There's a few ways to approach this. Both of the ones I'm going to suggest are going to involve adding an additional piece of information to the object, rather adding a mechanism to unlock a thread from a thread other than the one that owns it.
1) you can add some information to indicate the object's state:
enum modification_state { consistent, // ready to be examined or to start being modified
phase1_complete, // ready for the second thread to finish the work
};
// first worker thread
lock();
do_init_work(object);
object.mod_state = phase1_complete;
unlock();
signal();
do_other_stuff();
// second worker thread
lock()
while( object.mod_state != phase1_complete )
wait()
do_final_work(obj)
object.mod_state = consistent;
unlock()
signal()
// some other thread that needs to read the data
lock()
while( object.mod_state != consistent )
wait();
read_data(obj)
unlock()
Works just fine with condition variables, because obviously you're not writing your own lock.
2) If you have a specific thread in mind, you can give the object an owner.
// first worker
lock();
while( obj.owner != this_thread() ) wait();
do_initial_work(obj);
obj.owner = second_thread_id;
unlock()
signal()
...
This is pretty much the same solution as my first solution, but more flexible in the adding/removing of phases, and less flexible in the adding/removing of threads.

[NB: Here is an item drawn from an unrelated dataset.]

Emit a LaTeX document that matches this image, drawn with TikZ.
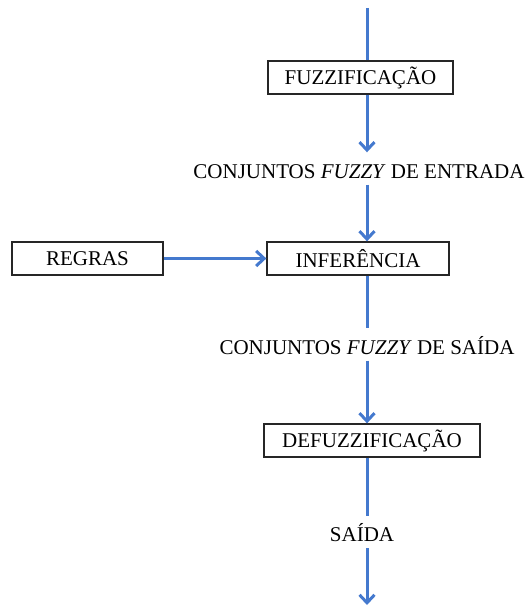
\documentclass[tikz,border=0pt]{standalone}
\usepackage{fontspec}
\setmainfont{Liberation Serif}
\usetikzlibrary{arrows.meta}
\definecolor{fluxo}{RGB}{68,121,206}
\begin{document}
\begin{tikzpicture}[
        >={Straight Barb[length=8bp,width=15bp]},
        x=1bp,y=1bp,
        font=\fontsize{21bp}{24bp}\selectfont,
        caixa/.style={draw=black!85,line width=1.3bp,minimum height=33bp,inner sep=0pt},
        rotulo/.style={text height=14bp,text depth=0pt,inner xsep=0pt,inner ysep=6bp},
        seta/.style={draw=fluxo,line width=3bp},
        ]
        \useasboundingbox (0,0) rectangle (527,606);
        \coordinate (topo) at (367,598);
        \coordinate (fim) at (367,1);
        \node[caixa,minimum width=185bp] (fuzz) at (360.5,528.5) {FUZZIFICAÇÃO};
        \node[rotulo] (conjent) at (359,434.5) {CONJUNTOS \textit{FUZZY} DE ENTRADA};
        \node[caixa,minimum width=182bp] (inf) at (358,347.5) {INFERÊNCIA};
        \node[caixa,minimum width=151bp] (regras) at (87.5,347.5) {REGRAS};
        \node[rotulo] (conjsai) at (367,258.5) {CONJUNTOS \textit{FUZZY} DE SAÍDA};
        \node[caixa,minimum width=216bp] (defuzz) at (372,165.5) {DEFUZZIFICAÇÃO};
        \node[rotulo] (saida) at (362,71) {SAÍDA};
        \draw[seta] (topo) -- (fuzz.north -| topo);
        \draw[seta,->,shorten >=6bp] (fuzz.south -| topo) -- (conjent.north -| topo);
        \draw[seta,->] (conjent.south -| topo) -- (inf.north -| topo);
        \draw[seta,->] (regras) -- (inf);
        \draw[seta,shorten >=6bp] (inf.south -| topo) -- (conjsai.north -| topo);
        \draw[seta,->] (conjsai.south -| topo) -- (defuzz.north -| topo);
        \draw[seta,shorten >=6bp] (defuzz.south -| topo) -- (saida.north -| topo);
        \draw[seta,->] (saida.south -| topo) -- (fim);
\end{tikzpicture}
\end{document}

To be honest, I'm not sure how inter thread mutex would help you here. You'd still need a semaphore or condition variable to signal the passing of the work to the second thread.
Small modification to what you already have: how about storing the id of the thread which you want to take the lock, in your inter_thread_whatever? Then unlock it, and send a message to that thread, saying "I want you execute whatever routine it is that tries to take this lock".

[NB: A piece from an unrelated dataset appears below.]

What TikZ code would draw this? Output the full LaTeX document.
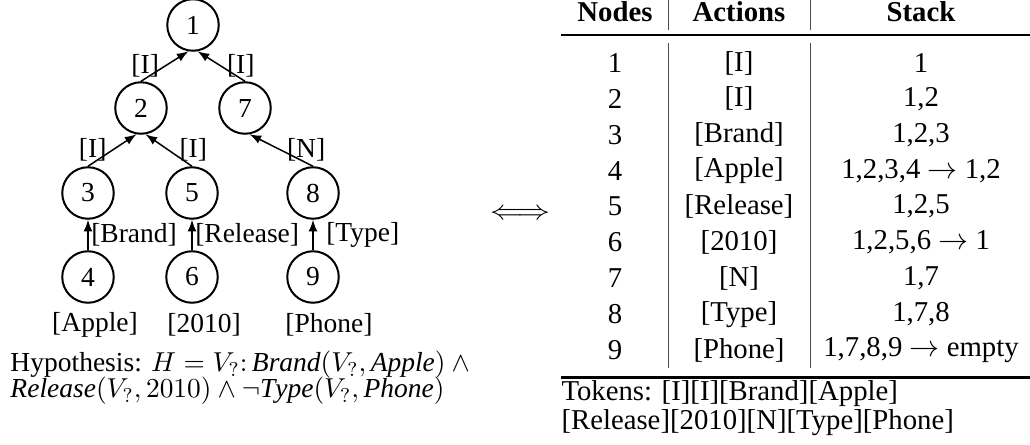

Then the condition in lock becomes while(locked || (desired_locker != thisthread && desired_locker != 0)). Technically you've "released the lock" in the first thread, and "taken it again" in the second thread, but there's no way that any other thread can grab it in between, so it's as if you've transferred it directly from one to the other.
There's a potential problem, that if a thread exits or is killed, while it's the desired locker of your lock, then that thread deadlocks. But you were already talking about the first thread waiting for a message from the second thread to say that it has successfully acquired the lock, so presumably you already have a plan in mind for what happens if that message is never received. To that plan, add "reset the desired_locker field on the inter_thread_whatever".

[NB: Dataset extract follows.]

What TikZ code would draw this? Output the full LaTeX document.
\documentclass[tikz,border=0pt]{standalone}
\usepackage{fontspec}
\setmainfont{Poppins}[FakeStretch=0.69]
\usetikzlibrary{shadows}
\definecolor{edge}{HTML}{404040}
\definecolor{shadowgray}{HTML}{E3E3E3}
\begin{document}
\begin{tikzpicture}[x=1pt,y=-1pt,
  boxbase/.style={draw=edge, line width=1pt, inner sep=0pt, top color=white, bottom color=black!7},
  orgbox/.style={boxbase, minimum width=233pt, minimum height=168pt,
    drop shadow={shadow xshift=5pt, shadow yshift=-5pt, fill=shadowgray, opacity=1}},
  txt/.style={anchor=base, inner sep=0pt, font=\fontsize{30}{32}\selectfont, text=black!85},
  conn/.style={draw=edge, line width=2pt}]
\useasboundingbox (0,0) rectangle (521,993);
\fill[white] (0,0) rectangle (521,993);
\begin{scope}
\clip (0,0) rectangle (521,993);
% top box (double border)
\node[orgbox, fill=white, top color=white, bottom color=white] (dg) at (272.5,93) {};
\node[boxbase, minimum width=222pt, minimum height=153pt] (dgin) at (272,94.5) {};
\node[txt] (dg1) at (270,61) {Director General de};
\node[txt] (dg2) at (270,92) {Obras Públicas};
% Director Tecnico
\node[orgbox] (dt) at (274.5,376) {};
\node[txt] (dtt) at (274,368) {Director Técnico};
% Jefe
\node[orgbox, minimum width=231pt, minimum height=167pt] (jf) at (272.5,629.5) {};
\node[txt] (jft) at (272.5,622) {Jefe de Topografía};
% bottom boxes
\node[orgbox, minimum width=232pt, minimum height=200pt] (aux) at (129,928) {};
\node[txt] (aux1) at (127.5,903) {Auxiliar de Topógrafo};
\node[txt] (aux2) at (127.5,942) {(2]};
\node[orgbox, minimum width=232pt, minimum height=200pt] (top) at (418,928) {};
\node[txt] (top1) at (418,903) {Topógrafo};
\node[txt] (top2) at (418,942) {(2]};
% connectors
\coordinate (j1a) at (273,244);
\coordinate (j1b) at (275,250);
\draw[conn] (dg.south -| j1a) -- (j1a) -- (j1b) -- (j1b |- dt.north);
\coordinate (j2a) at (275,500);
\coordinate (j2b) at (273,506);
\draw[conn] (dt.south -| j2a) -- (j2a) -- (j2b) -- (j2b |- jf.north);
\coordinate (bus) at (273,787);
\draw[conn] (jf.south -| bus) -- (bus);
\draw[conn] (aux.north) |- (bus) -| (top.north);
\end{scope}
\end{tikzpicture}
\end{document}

This is all very hairy, though, I'm not convinced that what I've proposed is correct. Is there a way that the "master" thread (the one that's directing all these helpers) can just make sure that it doesn't order any more operations to be performed on whatever is protected by this lock, until the first op is completed (or fails and some RAII thing notifies you)? You don't need locks as such, if you can deal with it at the level of the message loop.
I don't think it is a good idea to say that your inter_thread_mutex (binary_semaphore) can be seen as a model of Lockable. The main issue is that the main feature of your inter_thread_mutex defeats the Locakble concept. If inter_thread_mutex was a model of lockable you will expect in In [1] that the inter_thread_mutex m is locked.
// thread T1
inter_thread_mutex m;
{
unique_lock<inter_thread_mutex> lk(m);
// [1]
}
But as an other thread T2 can do m.unlock() while T1 is in [1], the guaranty is broken.
Binary semaphores can be used as Lockables as far as each thread tries to lock before unlocking. But the main goal of your class is exactly the contrary.
This is one of the reason semaphores in Boost.Interprocess don't use lock/unlock to name the functions, but wait/notify. Curiously these are the same names used by conditions :)
A mutex is a mechanism for describing mutually exclusive blocks of code. It does not make sense for these blocks of code to cross thread boundaries. Trying to use such a concept in such an counter intuitive way can only lead to problems down the line.
It sounds very much like you're looking for a different multi-threading concept, but without more detail it's hard to know what.